MADEIRA Meteorologia

Artigo de Opinião

CONTOS INSULARADOS

7/01/2024 08:00

Era o frio e a humidade que entrava pelos ossos e a melancolia que se apoderava dos dias intermináveis do primeiro mês do ano. O cantar dos Reis e o varrer dos armários do Santo Amaro, que procuravam contrariar as luzes que se iam apagando nas ruas e na nossa alma. A esperança da passagem de ano, com o sumptuoso fogo de artifício que nos espantava e comovia, num tempo em que ainda havia espanto que é desassossego de verdade e o encantamento das coisas simples, ia desvanecendo nos pequenos dias escuros do primeiro mês. O que chegava cheio de pompa e promessas. Alegre e com toda a vitalidade de quem (re)nasce, mas que depois esmorece, como um sapatinho viçoso da Festa.

Janeiro era pior que uma paixão de verão. Um fogacho que se acendia e subia ao céu para jazer logo a seguir no chão das ruas da cidade vestida de festa. As searinhas amareladas na lapinha, que começava a causar enjoo. O resto de broas a amolecer nas latas.

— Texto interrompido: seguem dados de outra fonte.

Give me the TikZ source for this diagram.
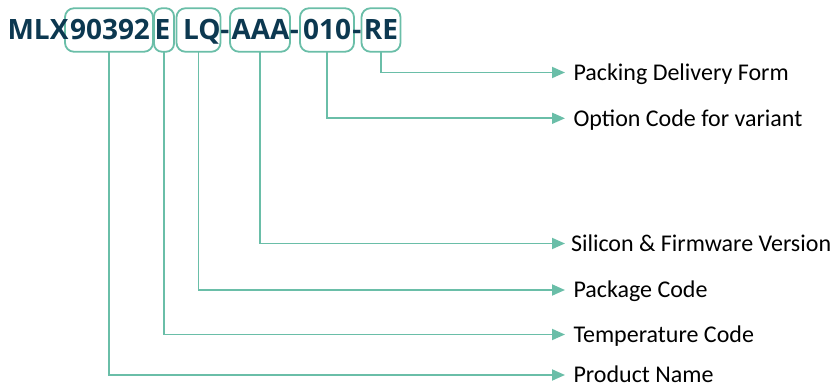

Janeiro traz consigo a sensação de que foi sempre o mês das piores notícias, quando se calhar nem foi assim. O cancro que te corroía há anos, mas que só foi descoberto nesse mês, que arcou assim com as culpas, como um réu sem direito a contraditório ou a defesa. Janeiro, o bode expiatório das nossas dores. É um desgosto de amor esse mês bendito de recomeços, mas que vem sempre carregado de nuvens, de desassossego e tristeza. Talvez seja da desilusão do engano, de que poderia ser só brilhos, festa e cor, como prometido na noite mágica que marca o arranque, o começo auspicioso e que se vai desvanecendo nas semanas que parecem multiplicar-se, estender-se para prolongar o desconforto da humidade e da melancolia, que pesava e pesa nos ossos e na alma.

Janeiro que é o primeiro, mas do qual se anseia o fim. O mal-amado, o cinzento, o amargurado. É como um bom pretendente, que afinal era um engano. É o conto de fadas de final pouco feliz. Os pinheiros da frente a abanar nas noites de ventania e temporal e a ameaçar a segurança da nossa infância feliz, onde não sabíamos que estávamos a contar os janeiros que te sobravam, que nos sobravam juntos. É talvez também o injustiçado, o que dá luta, o que obriga a resistir e a sobreviver, agarrados à esperança de que o seguinte é mais pequeno, menos dorido e mais auspicioso. O que equilibra e dá balanço e forças para os que se seguem. E os dias que cresciam e levavam as nuvens para longe, destapando a linha do horizonte e as Desertas, que consola e fortifica.

Não te fazemos justiça, mês da antítese e do descontentamento, mas a verdade é que não ajudas nada!